Near-perfect efficiency in X-ray phase microtomography
Dominik John, Gregor Breitenhuber, Sami Wirtensohn, Franziska Hinterdobler, Luka Gaetani, Sara Savatović, Jens Lucht, Markus Osterhoff, Marina Eckermann, Tim Salditt, Julia Herzen
TL;DR
The paper addresses the dose limitation in X-ray microtomography by integrating an X-ray waveguide, a structured phase modulator (Talbot array illuminator), and a photon-counting detector to achieve near-theoretical imaging performance. The authors demonstrate high visibility ($V \approx 95\%$) and high quantum efficiency ($QE \approx 98\%$) at energies around 8–10 keV, enabling dose-efficient multimodal tomography with single-micrometer resolution. They validate the approach with measurements of visibilities, angular sensitivity, and a tomographic reconstruction of mouse skin embedded in paraffin, showing bidirectional phase sensitivity and physiologically meaningful electron-density contrasts. The work highlights practical implications for imaging native-state biological specimens, offering routes to larger fields of view, higher flux, and potential dark-field integration, thereby advancing biomedical research and tissue characterization under physiological conditions.
Abstract
X-ray microtomography at synchrotron sources is fundamentally limited by the high radiation dose applied to the samples, which restricts investigations to non-native tissue states and thereby compromises the biological relevance of the resulting data. The limitation stems from inefficient indirect detection schemes that require prolonged exposures. Efforts to extract additional contrast through multimodal techniques, like modulation-based imaging, worsen the problem by requiring multiple tomographic scans. In addition, the techniques suffer from low modulator pattern visibility, which reduces measurement efficiency and sensitivity.

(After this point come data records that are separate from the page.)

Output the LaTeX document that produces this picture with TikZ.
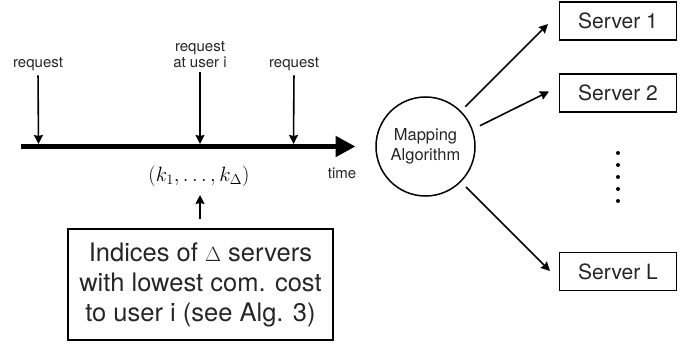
\documentclass[tikz,border=0pt]{standalone}
\usepackage{fontspec}
\setsansfont{TeX Gyre Heros}
\usetikzlibrary{arrows.meta}
\definecolor{txt}{gray}{0.15}
\tikzset{
  lbl/.style={font=\sffamily\fontsize{15}{16}\selectfont,text=txt,align=center,inner sep=0pt},
  serverbox/.style={draw,line width=1.5pt,minimum width=117pt,minimum height=38pt,inner sep=0pt,text=txt,font=\sffamily\fontsize{21}{24}\selectfont},
  conn/.style={line width=1.6pt,-{Stealth[length=9pt,width=9pt,inset=1pt]}},
  dotpt/.style={circle,fill=black,inner sep=0pt,minimum size=4pt},
}
\begin{document}
\begin{tikzpicture}[x=1pt,y=-1pt]
\useasboundingbox (0,0) rectangle (694,345);
\coordinate (tl) at (21,146.5);
\coordinate (tr) at (355.5,146.5);
\draw[line width=5.5pt,-{Stealth[length=20pt,width=20pt,inset=0pt]}] (tl) -- (tr);
\node[lbl,anchor=base] (r1) at (38,67) {request};
\node[lbl,anchor=base] (r2) at (200,67) {request\\at user i};
\node[lbl,anchor=base] (r3) at (294,67) {request};
\node[lbl] (time) at (342,173) {time};
\coordinate (a1) at (38.5,144);
\coordinate (a2) at (200,144);
\coordinate (a3) at (293.5,144);
\draw[conn,shorten <=5pt] (r1.south) -- (a1);
\draw[conn,shorten <=5pt] (r2.south) -- (a2);
\draw[conn,shorten <=5pt] (r3.south) -- (a3);
\node[inner sep=0pt,text=black,font=\fontsize{22.4}{28}\selectfont] (k) at (199,176) {$(k_1,\ldots,k_\Delta)$};
\node[draw,line width=1.5pt,text=txt,font=\sffamily\fontsize{25.5}{30}\selectfont,align=center,minimum width=265pt,minimum height=111pt,inner sep=0pt] (info) at (200.5,284.5) {Indices of {\fontsize{20}{30}\selectfont$\Delta$} servers\\with lowest com. cost\\to user i (see Alg. 3)};
\coordinate (k1) at (200,195);
\draw[conn,shorten <=9pt] (info.north -| k1) -- (k1);
\node[draw,circle,line width=1.5pt,minimum size=99pt,inner sep=0pt,text=txt,font=\sffamily\fontsize{16.5}{19.5}\selectfont,align=center] (map) at (425.5,146.5) {Mapping\\Algorithm};
\node[serverbox] (s1) at (618,21) {Server 1};
\node[serverbox] (s2) at (618,93) {Server 2};
\node[serverbox] (sl) at (618,271.5) {Server L};
\coordinate (e1) at (548,24);
\coordinate (e2) at (549,91.5);
\coordinate (e3) at (550,271);
\draw[conn,shorten <=6pt] (map.45) -- (e1);
\draw[conn,shorten <=8pt] (map.20) -- (e2);
\draw[conn,shorten <=7pt] (map.-45) -- (e3);
\foreach \y/\n in {153/a,165/b,177/c,189/d,201/e}{\node[dotpt] (d\n) at (618,\y) {};}
\end{tikzpicture}
\end{document}
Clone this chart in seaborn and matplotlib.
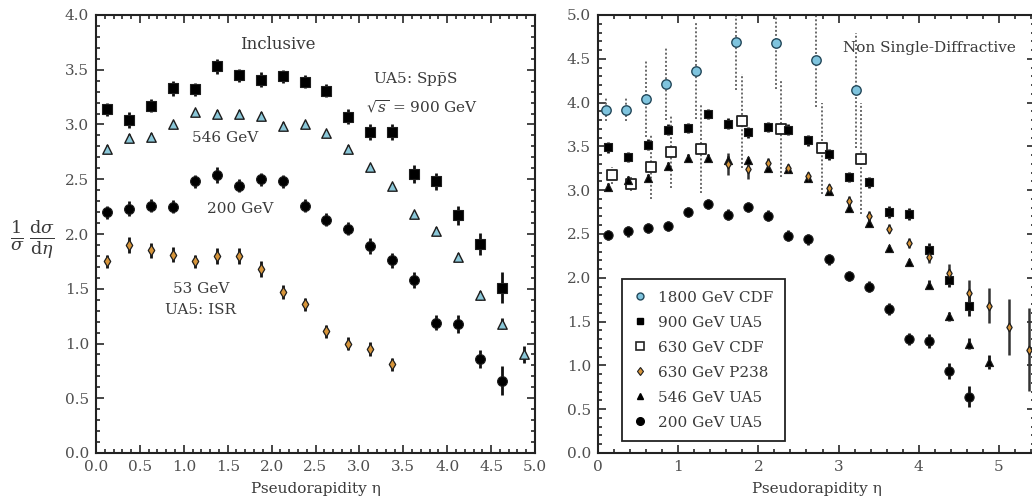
import matplotlib
matplotlib.use("Agg")
import matplotlib.pyplot as plt
from matplotlib.lines import Line2D
from matplotlib.ticker import MultipleLocator, FormatStrFormatter
import seaborn as sns
import pandas as pd

sns.set_style("ticks")
plt.rcParams["font.family"] = ["DejaVu Serif"]
plt.rcParams["mathtext.fontset"] = "dejavuserif"

# ---------------- Inclusive (UA5, ISR) ----------------
eta_incl = [0.125, 0.375, 0.625, 0.875, 1.125, 1.375, 1.625, 1.875, 2.125, 2.375,
            2.625, 2.875, 3.125, 3.375, 3.625, 3.875, 4.125, 4.375, 4.625, 4.875]

incl_900 = [3.14, 3.04, 3.17, 3.33, 3.32, 3.53, 3.45, 3.41, 3.44, 3.39,
            3.31, 3.07, 2.93, 2.93, 2.55, 2.48, 2.17, 1.91, 1.51]
incl_900_err = [0.06, 0.07, 0.06, 0.07, 0.06, 0.07, 0.06, 0.07, 0.06, 0.06,
                0.06, 0.07, 0.07, 0.07, 0.08, 0.08, 0.09, 0.10, 0.14]

incl_546 = [2.78, 2.88, 2.89, 3.00, 3.11, 3.10, 3.10, 3.08, 2.99, 3.00,
            2.92, 2.78, 2.61, 2.44, 2.18, 2.03, 1.79, 1.44, 1.18, 0.90]
incl_546_err = [0.03, 0.03, 0.03, 0.03, 0.03, 0.03, 0.03, 0.03, 0.03, 0.03,
                0.03, 0.03, 0.03, 0.03, 0.03, 0.03, 0.04, 0.04, 0.05, 0.08]

incl_200 = [2.20, 2.23, 2.26, 2.25, 2.48, 2.54, 2.44, 2.50, 2.48, 2.26,
            2.13, 2.05, 1.89, 1.76, 1.58, 1.19, 1.18, 0.86, 0.66]
incl_200_err = [0.06, 0.07, 0.06, 0.06, 0.06, 0.07, 0.06, 0.06, 0.06, 0.06,
                0.06, 0.06, 0.07, 0.07, 0.07, 0.07, 0.08, 0.08, 0.13]

incl_53 = [1.75, 1.90, 1.85, 1.81, 1.75, 1.80, 1.80, 1.68, 1.47, 1.36,
           1.11, 1.00, 0.95, 0.81]
incl_53_err = [0.06, 0.07, 0.07, 0.07, 0.06, 0.07, 0.07, 0.07, 0.06, 0.06,
               0.06, 0.06, 0.06, 0.06]

# ---------------- Non single-diffractive ----------------
eta_nsd = [0.125, 0.375, 0.625, 0.875, 1.125, 1.375, 1.625, 1.875, 2.125, 2.375,
           2.625, 2.875, 3.125, 3.375, 3.625, 3.875, 4.125, 4.375, 4.625, 4.875]

nsd_900 = [3.49, 3.38, 3.52, 3.69, 3.71, 3.87, 3.76, 3.66, 3.72, 3.69,
           3.57, 3.41, 3.15, 3.09, 2.75, 2.73, 2.32, 1.98, 1.68]
nsd_900_err = [0.06, 0.06, 0.06, 0.06, 0.06, 0.06, 0.06, 0.06, 0.06, 0.06,
               0.06, 0.06, 0.06, 0.06, 0.07, 0.07, 0.08, 0.09, 0.12]

nsd_546 = [3.04, 3.12, 3.14, 3.28, 3.37, 3.37, 3.35, 3.34, 3.25, 3.24,
           3.14, 2.99, 2.80, 2.63, 2.34, 2.18, 1.92, 1.56, 1.25, 1.04]
nsd_546_err = [0.04, 0.04, 0.04, 0.04, 0.04, 0.04, 0.04, 0.04, 0.04, 0.04,
               0.04, 0.04, 0.04, 0.04, 0.04, 0.04, 0.05, 0.05, 0.06, 0.08]

nsd_200 = [2.49, 2.53, 2.57, 2.59, 2.75, 2.84, 2.72, 2.81, 2.71, 2.48,
           2.44, 2.21, 2.02, 1.90, 1.64, 1.30, 1.28, 0.94, 0.64]
nsd_200_err = [0.06, 0.06, 0.06, 0.06, 0.06, 0.06, 0.06, 0.06, 0.06, 0.06,
               0.06, 0.06, 0.06, 0.06, 0.07, 0.07, 0.08, 0.09, 0.12]

eta_p238 = [1.625, 1.875, 2.125, 2.375, 2.625, 2.875, 3.125, 3.375,
            3.625, 3.875, 4.125, 4.375, 4.625, 4.875, 5.125, 5.375]
nsd_p238 = [3.30, 3.24, 3.31, 3.25, 3.16, 3.02, 2.88, 2.71,
            2.56, 2.40, 2.24, 2.06, 1.83, 1.68, 1.44, 1.18]
nsd_p238_err = [0.13, 0.11, 0.06, 0.05, 0.05, 0.05, 0.05, 0.05,
                0.05, 0.06, 0.07, 0.10, 0.15, 0.20, 0.32, 0.47]

eta_cdf1800 = [0.10, 0.35, 0.60, 0.85, 1.22, 1.72, 2.22, 2.72, 3.22]
nsd_cdf1800 = [3.92, 3.92, 4.04, 4.21, 4.36, 4.69, 4.68, 4.49, 4.14]
nsd_cdf1800_err = [0.13, 0.13, 0.43, 0.41, 0.55, 0.55, 0.53, 0.54, 0.66]

eta_cdf630 = [0.17, 0.41, 0.66, 0.91, 1.29, 1.79, 2.28, 2.79, 3.28]
nsd_cdf630 = [3.17, 3.07, 3.27, 3.44, 3.47, 3.79, 3.70, 3.48, 3.36]
nsd_cdf630_err = [0.10, 0.08, 0.37, 0.41, 0.50, 0.54, 0.55, 0.52, 0.63]

legend_labels = ["1800 GeV CDF", "900 GeV UA5", "630 GeV CDF",
                 "630 GeV P238", "546 GeV UA5", "200 GeV UA5"]

BLUE = "#7fc4de"
ORANGE = "#d7953a"
EDGE = "#1e1e1e"
TXT = "#3a3a3a"
TICK_TXT = "#4f4f4f"

fig = plt.figure(figsize=(10.32, 5.03), dpi=100)
ax1 = fig.add_axes([96 / 1032, 50 / 503, 439 / 1032, 438 / 503])
ax2 = fig.add_axes([598 / 1032, 50 / 503, 437 / 1032, 438 / 503])


def series(ax, x, y, err, marker, size, face, edge=EDGE, lw=0.8,
           elw=2.0, ecolor="#111111", dotted=False):
    df = pd.DataFrame({"eta": x[:len(y)], "val": y, "err": err})
    lo = df["val"] - df["err"]
    hi = df["val"] + df["err"]
    if dotted:
        ax.vlines(df["eta"], lo, hi, colors="#6a6a6a", linewidth=1.4,
                  linestyles=(0, (1, 1.1)), zorder=1)
    else:
        ax.vlines(df["eta"], lo, hi, colors=ecolor, linewidth=elw, zorder=2)
    sns.scatterplot(data=df, x="eta", y="val", ax=ax, marker=marker, s=size,
                    color=face, edgecolor=edge, linewidth=lw, zorder=3,
                    legend=False)


# Left panel: inclusive distributions
series(ax1, eta_incl, incl_900, incl_900_err, "s", 48, "black")
series(ax1, eta_incl, incl_546, incl_546_err, "^", 46, "#8ac7d8", lw=1.0)
series(ax1, eta_incl, incl_200, incl_200_err, "o", 50, "black")
series(ax1, eta_incl, incl_53, incl_53_err, "d", 30, ORANGE, lw=0.9)

# Right panel: non single-diffractive distributions
series(ax2, eta_cdf630, nsd_cdf630, nsd_cdf630_err, "s", 50, "white",
       edge="#222222", lw=1.3, dotted=True)
series(ax2, eta_cdf1800, nsd_cdf1800, nsd_cdf1800_err, "o", 46, BLUE,
       edge="#23485a", lw=1.0, dotted=True)
series(ax2, eta_nsd, nsd_900, nsd_900_err, "s", 38, "black")
series(ax2, eta_nsd, nsd_546, nsd_546_err, "^", 34, "black")
series(ax2, eta_p238, nsd_p238, nsd_p238_err, "d", 20, ORANGE, lw=0.9,
       elw=1.8, ecolor="#333333")
series(ax2, eta_nsd, nsd_200, nsd_200_err, "o", 44, "black")

for ax in (ax1, ax2):
    ax.set_xlabel("Pseudorapidity η", fontsize=11, color=TXT, labelpad=6)
    ax.set_ylabel("")
    ax.tick_params(which="both", direction="in", top=True, right=True,
                   labelsize=11, labelcolor=TICK_TXT, width=1.2, pad=5)
    ax.tick_params(which="major", length=6)
    ax.tick_params(which="minor", length=3)
    for sp in ax.spines.values():
        sp.set_linewidth(1.5)
        sp.set_color("#222222")
    ax.yaxis.set_major_formatter(FormatStrFormatter("%.1f"))
    ax.yaxis.set_minor_locator(MultipleLocator(0.1))

ax1.set_xlim(0, 5.0)
ax1.set_ylim(0, 4.0)
ax1.xaxis.set_major_locator(MultipleLocator(0.5))
ax1.xaxis.set_minor_locator(MultipleLocator(0.1))
ax1.xaxis.set_major_formatter(FormatStrFormatter("%.1f"))
ax1.yaxis.set_major_locator(MultipleLocator(0.5))

ax2.set_xlim(0, 5.45)
ax2.set_ylim(0, 5.0)
ax2.xaxis.set_major_locator(MultipleLocator(1))
ax2.xaxis.set_minor_locator(MultipleLocator(0.2))
ax2.xaxis.set_major_formatter(FormatStrFormatter("%d"))
ax2.yaxis.set_major_locator(MultipleLocator(0.5))

# Annotations
ax1.text(2.07, 3.73, "Inclusive", ha="center", va="center", fontsize=12, color=TXT)
ax1.text(3.63, 3.42, r"UA5: Sp$\bar{\mathrm{p}}$S", ha="center", va="center",
         fontsize=11, color=TXT)
ax1.text(3.71, 3.16, r"$\sqrt{s}$ = 900 GeV", ha="center", va="center",
         fontsize=11, color=TXT)
ax1.text(1.47, 2.88, "546 GeV", ha="center", va="center", fontsize=11, color=TXT)
ax1.text(1.64, 2.23, "200 GeV", ha="center", va="center", fontsize=11, color=TXT)
ax1.text(1.20, 1.50, "53 GeV", ha="center", va="center", fontsize=11, color=TXT)
ax1.text(1.19, 1.31, "UA5: ISR", ha="center", va="center", fontsize=11, color=TXT)
ax2.text(4.13, 4.62, "Non Single-Diffractive", ha="center", va="center",
         fontsize=11, color=TXT)

fig.text(0.031, 0.521,
         r"$\frac{1}{\sigma}\,\frac{\mathrm{d}\sigma}{\mathrm{d}\eta}$",
         ha="center", va="center", fontsize=18, color=TXT)

handles = [
    Line2D([], [], ls="none", marker="o", ms=5, mfc=BLUE, mec="#23485a"),
    Line2D([], [], ls="none", marker="s", ms=5, mfc="black", mec="black"),
    Line2D([], [], ls="none", marker="s", ms=5.5, mfc="white", mec="#222222", mew=1.2),
    Line2D([], [], ls="none", marker="d", ms=4.5, mfc=ORANGE, mec=EDGE, mew=0.8),
    Line2D([], [], ls="none", marker="^", ms=5, mfc="black", mec="black"),
    Line2D([], [], ls="none", marker="o", ms=5.5, mfc="black", mec="black"),
]
leg = ax2.legend(handles, legend_labels, loc="lower left",
                 bbox_to_anchor=(0.055, 0.027), fontsize=11, frameon=True,
                 fancybox=False, framealpha=1, edgecolor="#222222",
                 handlelength=0.9, handletextpad=0.7, labelspacing=0.72,
                 borderpad=0.75, borderaxespad=0)
leg.get_frame().set_linewidth(1.3)
for t in leg.get_texts():
    t.set_color(TXT)

fig.savefig("out.png", dpi=100)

We address both the detection efficiency and modulation visibility challenges using a novel setup that combines an X-ray waveguide, a structured phase modulator, and a photon-counting detector. Our approach simultaneously achieves near-theoretical limits in both visibility (95%) and quantum efficiency (98%), thereby enabling dose-efficient multimodal microtomography at single-micrometer resolution. This advance will enable new classes of experiments on native-state biological specimens with the potential to advance biomedical research, disease diagnostics, and our understanding of tissue structure in physiological environments.